Comme chacun décide de mettre ce qu’il veut dans son assiette, c’est à l’individu de savoir si le produit est bon, s’il a été correctement cultivé, s’il ne risque pas de provoquer des allergies ou des intolérances, et quels sont les apports nutritionnels au quotidien dont il a besoin. Avant, on ne se posait pas de question et on mangeait ce qu’on trouvait sur la table.
«La difficulté est qu’il y a une cacophonie sur ce thème de l’alimentation, due au fait que les connaissances scientifiques sont évolutives et révisables. L’exemple le plus parlant est celui du café, qui est classé un jour cancérogène et, le lendemain, désigné comme secret de longévité. Et cela fait des années que ça dure. On a été éloigné de la connaissance des produits. On ne sait plus ce qu’on mange. Pour savoir quoi manger et remettre de l’ordre dans la cacophonie ambiante, chacun s’invente des règles alimentaires qui servent de support à la prise de décisions : sans gluten, sans sucre, hyperprotéiné… »
Retrouver le plaisir
En cherchant à bien manger ou à éviter de mal manger, faisons-nous fausse route? Pour revenir au « manger simple » il faut faire une pause sur l’alimentation dite cérébrale et surtout, éviter de tomber dans la culpabilité.
De plus en plus de professionnels de la santé recentrent le message de la saine alimentation en intégrant la notion de plaisir. Josée Guérin, psychothérapeute et nutritionniste à la Clinique Psychoalimentaire, explique comment revenir à la base.
«Il faut savoir tout d’abord qu’est-ce qui motive ces choix-là? Est-ce que c’est pour gérer notre poids, ou c’est parce que vraiment on a un problème ou une maladie quelconque? Est-ce que c’est mon corps qui décide ce que j’ai envie de manger ou c’est ma tête qui me dicte ce que je dois manger parce qu’on dit que c’est bon pour moi? Il faut aussi se demander : est-ce que j’ai besoin de ça?»
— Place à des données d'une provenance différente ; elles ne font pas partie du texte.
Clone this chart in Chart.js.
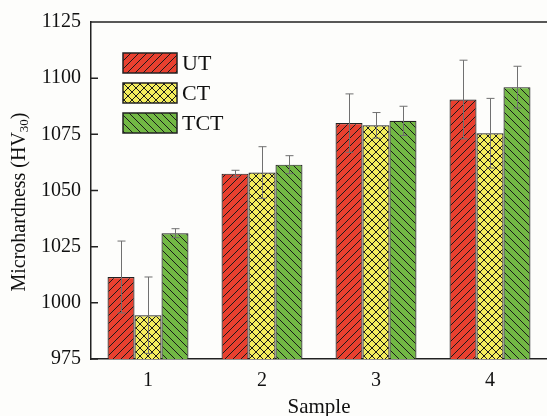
<!DOCTYPE html>
<html>
<head>
<meta charset="utf-8">
<script src="https://cdn.jsdelivr.net/npm/chart.js@4.4.0/dist/chart.umd.min.js"></script>
<style>
  html, body { margin: 0; padding: 0; background: #fdfdfb; }
  #wrap { width: 547px; height: 416px; position: relative; }
</style>
</head>
<body>
<div id="wrap"><canvas id="chart" width="547" height="416"></canvas></div>
<script>
const categories = ['1', '2', '3', '4'];
const seriesNames = ['UT', 'CT', 'TCT'];
const utValues = [1011.5, 1057.5, 1080, 1090.5];
const ctValues = [994.5, 1058, 1079, 1075.5];
const tctValues = [1031, 1061.5, 1081, 1096];
const utErrors = [16, 1.5, 13, 17.5];
const ctErrors = [17, 11.5, 5.7, 15.5];
const tctErrors = [2, 4, 6.5, 9.3];
const yTicks = [975, 1000, 1025, 1050, 1075, 1100, 1125];

const FONT = '"Liberation Serif", "Times New Roman", serif';

function makePattern(bg, kind) {
    const s = 8;
    const c = document.createElement('canvas');
    c.width = s; c.height = s;
    const g = c.getContext('2d');
    g.fillStyle = bg;
    g.fillRect(0, 0, s, s);
    g.strokeStyle = '#1a1a1a';
    g.lineWidth = 1;
    g.beginPath();
    if (kind === 'fwd' || kind === 'cross') {
        g.moveTo(-1, s + 1); g.lineTo(s + 1, -1);
        g.moveTo(-1, 1); g.lineTo(1, -1);
        g.moveTo(s - 1, s + 1); g.lineTo(s + 1, s - 1);
    }
    if (kind === 'back' || kind === 'cross') {
        g.moveTo(-1, -1); g.lineTo(s + 1, s + 1);
        g.moveTo(s - 1, -1); g.lineTo(s + 1, 1);
        g.moveTo(-1, s - 1); g.lineTo(1, s + 1);
    }
    g.stroke();
    return g.createPattern(c, 'repeat');
}

const ctx = document.getElementById('chart').getContext('2d');
const fills = [
    makePattern('#e8402f', 'fwd'),
    makePattern('#f4ee5c', 'cross'),
    makePattern('#72b844', 'back')
];
const errorSets = [utErrors, ctErrors, tctErrors];

const extras = {
    id: 'extras',
    afterDatasetsDraw(chart) {
        const c = chart.ctx;
        const y = chart.scales.y;
        const area = chart.chartArea;
        c.save();
        // error bars
        c.strokeStyle = '#707070';
        c.lineWidth = 1;
        chart.data.datasets.forEach((ds, i) => {
            const meta = chart.getDatasetMeta(i);
            meta.data.forEach((bar, j) => {
                const v = ds.data[j];
                const e = errorSets[i][j];
                const x = Math.round(bar.x) + 0.5;
                const yt = y.getPixelForValue(v + e);
                const yb = y.getPixelForValue(v - e);
                c.beginPath();
                c.moveTo(x, yt); c.lineTo(x, yb);
                c.moveTo(x - 4, yt); c.lineTo(x + 4, yt);
                c.moveTo(x - 4, yb); c.lineTo(x + 4, yb);
                c.stroke();
            });
        });
        // top border and inward ticks
        c.strokeStyle = '#222';
        c.lineWidth = 1.5;
        c.beginPath();
        c.moveTo(area.left, area.top); c.lineTo(area.right, area.top);
        yTicks.forEach(t => {
            const py = y.getPixelForValue(t);
            c.moveTo(area.left, py); c.lineTo(area.left + 7, py);
        });
        c.stroke();
        // legend
        c.font = '22px ' + FONT;
        c.textBaseline = 'middle';
        seriesNames.forEach((name, i) => {
            const lx = 123, ly = 53 + i * 30;
            c.fillStyle = fills[i];
            c.fillRect(lx, ly, 54, 20);
            c.strokeStyle = '#222';
            c.lineWidth = 1.5;
            c.strokeRect(lx, ly, 54, 20);
            c.fillStyle = '#111';
            c.fillText(name, lx + 59, ly + 11);
        });
        // y axis title with subscript
        c.translate(20, 202);
        c.rotate(-Math.PI / 2);
        c.textBaseline = 'middle';
        const main = 'Microhardness (HV';
        const sub = '30';
        const tail = ')';
        c.font = '20px ' + FONT;
        const w1 = c.measureText(main).width;
        const w3 = c.measureText(tail).width;
        c.font = '13px ' + FONT;
        const w2 = c.measureText(sub).width;
        const sx = -(w1 + w2 + w3) / 2;
        c.textAlign = 'left';
        c.font = '20px ' + FONT;
        c.fillText(main, sx, 0);
        c.font = '13px ' + FONT;
        c.fillText(sub, sx + w1, 5);
        c.font = '20px ' + FONT;
        c.fillText(tail, sx + w1 + w2, 0);
        c.restore();
    }
};

new Chart(ctx, {
    type: 'bar',
    data: {
        labels: categories,
        datasets: [
            { label: seriesNames[0], data: utValues, backgroundColor: fills[0] },
            { label: seriesNames[1], data: ctValues, backgroundColor: fills[1] },
            { label: seriesNames[2], data: tctValues, backgroundColor: fills[2] }
        ].map(d => Object.assign(d, {
            borderColor: '#222', borderWidth: 1.2, borderSkipped: false,
            barPercentage: 1, categoryPercentage: 0.71
        }))
    },
    options: {
        responsive: false,
        animation: false,
        layout: { padding: { top: 21, right: 0, left: 0, bottom: 0 } },
        plugins: { legend: { display: false }, tooltip: { enabled: false } },
        scales: {
            x: {
                grid: { display: false, drawTicks: false },
                border: { display: true, color: '#222', width: 1.5 },
                ticks: { color: '#111', font: { family: FONT, size: 20 }, padding: 10 },
                title: { display: true, text: 'Sample', color: '#111', font: { family: FONT, size: 21 }, padding: { top: 0, bottom: -4 } },
                afterFit(s) { s.height = 57; }
            },
            y: {
                min: 975, max: 1125,
                grid: { display: false, drawTicks: false },
                border: { display: true, color: '#222', width: 1.5 },
                ticks: {
                    stepSize: 25, color: '#111', font: { family: FONT, size: 20 }, padding: 10,
                    callback: v => String(v)
                },
                afterFit(s) { s.width = 91; }
            }
        }
    },
    plugins: [extras]
});
</script>
</body>
</html>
Par la suite, elle suggère de renouer avec ses repères internes, reprendre contact avec soi pour retrouver l’équilibre. Elle propose cette avenue notamment à travers ses ateliers Manger en pleine conscience.
«Les gens sont perdus dans leur tête. Ils ne savent plus comment manger, quoi choisir. Un des outils est la méditation assise ou en marchant. Par des techniques de respiration, on retrouve le contact avec son intérieur afin de reprendre plaisir à manger. On enraye les pensées, les croyances, les rigidités, les interdits. Retrouver le plaisir à manger c’est être à l’écoute de ce que j’ai envie de manger. »
Ainsi, lorsque la nourriture dicte notre vie, manger devient une expérience très désagréable qui empiète sur toutes les sphères. Et surtout, il faut cesser cette quête de la perfection alimentaire surtout lorsqu’elle devient source de souffrance et de tristesse. Car manger devrait être et rester un plaisir avant tout!